Robert Mueller reportedly considering subpoenaing Trump in Russia investigation

There are new signs that relations are very tense between President Trump and the special counsel in the Russia investigation. According to the Washington Post, Robert Mueller has told the president's lawyers that Mr. Trump might be subpoenaed if he doesn't agree to answer investigators' questions.

After 19 indictments it doesn't look like the Russia investigation will end without Mueller questioning the president -- at least that's what the special counsel is signaling. The ongoing negotiations with the president's legal team have become contentious and it is unclear what will come next. 

In January, President Trump told reporters he was interested in talking with Mueller under oath, but behind the scenes, the president's lawyers have been carefully negotiating the terms of those possible talks, reports CBS News' Jeff Pegues. 

In one meeting with Mueller, according to the Washington Post, the lawyers insisted the president had no obligation to talk. Mueller responded that he could "issue a subpoena for the president to appear before a grand jury." The episode highlights the escalating showdown between the White House and the special counsel.

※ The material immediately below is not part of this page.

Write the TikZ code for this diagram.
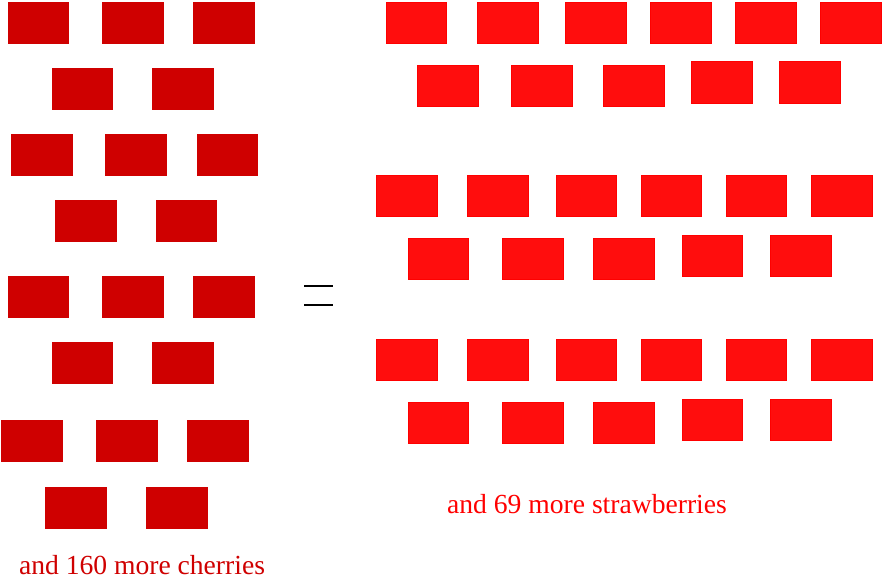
\documentclass[tikz,border=0pt]{standalone}
\usepackage{fontspec}
\setmainfont{Liberation Serif}
\definecolor{cherry}{HTML}{CF0000}
\definecolor{strawfill}{HTML}{FF0D0D}
\definecolor{strawline}{HTML}{FF0000}
\begin{document}
\begin{tikzpicture}[x=1pt,y=-1pt,
  cherrybox/.style={fill=cherry},
  strawbox/.style={fill=strawfill,draw=strawline,line width=1pt},
  label/.style={font=\fontsize{27.6}{30}\selectfont,anchor=base,inner sep=0pt,text depth=0pt}]
\useasboundingbox (0,0) rectangle (883,580);
% cherries
\foreach \xa/\ya/\xb/\yb in {
  8/2/69/44, 102/2/164/44, 193/2/255/44,
  52/68/113/110, 152/68/214/110,
  11/134/73/176, 105/134/167/176, 197/134/258/176,
  55/200/117/242, 156/200/217/242,
  8/276/69/318, 102/276/164/318, 193/276/255/318,
  52/342/113/384, 152/342/214/384,
  1/420/63/462, 96/420/158/462, 187/420/249/462,
  45/487/107/529, 146/487/208/529}
  \fill[cherrybox] (\xa,\ya) rectangle (\xb,\yb);
% strawberries
\foreach \xa/\ya/\xb/\yb in {
  386/2/447/44, 477/2/539/44, 565/2/627/44, 650/2/712/44, 735/2/797/44, 820/2/882/44,
  417/65/479/107, 511/65/573/107, 603/65/665/107, 691/61/753/104, 779/61/841/104}
  \filldraw[strawbox] (\xa+0.5,\ya+0.5) rectangle (\xb-0.5,\yb-0.5);
\foreach \dy in {0,164}{
\foreach \xa/\ya/\xb/\yb in {
  376/175/438/217, 467/175/529/217, 556/175/617/217, 641/175/702/217, 726/175/787/217, 811/175/873/217,
  408/238/469/280, 502/238/564/280, 593/238/655/280, 682/235/743/277, 770/235/832/277}
  \filldraw[strawbox] (\xa+0.5,\ya+\dy+0.5) rectangle (\xb-0.5,\yb+\dy-0.5);
}
% equals sign
\draw[line width=2pt] (304,286) -- (333,286);
\draw[line width=2pt] (304,305) -- (333,305);
% labels
\node[label,text=cherry] (cherries) at (142,574) {and 160 more cherries};
\node[label,text=strawline] (strawberries) at (587,513) {and 69 more strawberries};
\end{tikzpicture}
\end{document}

"The bare minimum for Mueller is going to be to get some answers from Trump under oath. No prosecutor would settle for less. And any answers under oath by Trump puts him in serious criminal jeopardy," former Department of Justice official Harry Litman said.  

Republicans are also taking aim at Deputy Attorney General Rod Rosenstein – who oversees Mueller's investigation.

"I can tell you that there have been people who have been making threats privately and publicly against me for quite some time," Rosenstein said Tuesday.

On Tuesday, Rosenstein pushed back against reports that Republican lawmakers were drafting articles of impeachment against him. Republican members of the House Freedom Caucus say impeachment would be used against Rosenstein as a "last resort" if he doesn't comply with requests for information pertaining to the Russia investigation.

"I think they should understand by now the Department of Justice is not going to be extorted," Rosenstein said.

A subpoena has always been an option for the special counsel to use, but to use it to compel a president to testify could lead to a legal battle in the Supreme Court. Neither the special counsel nor the Trump legal team is commenting.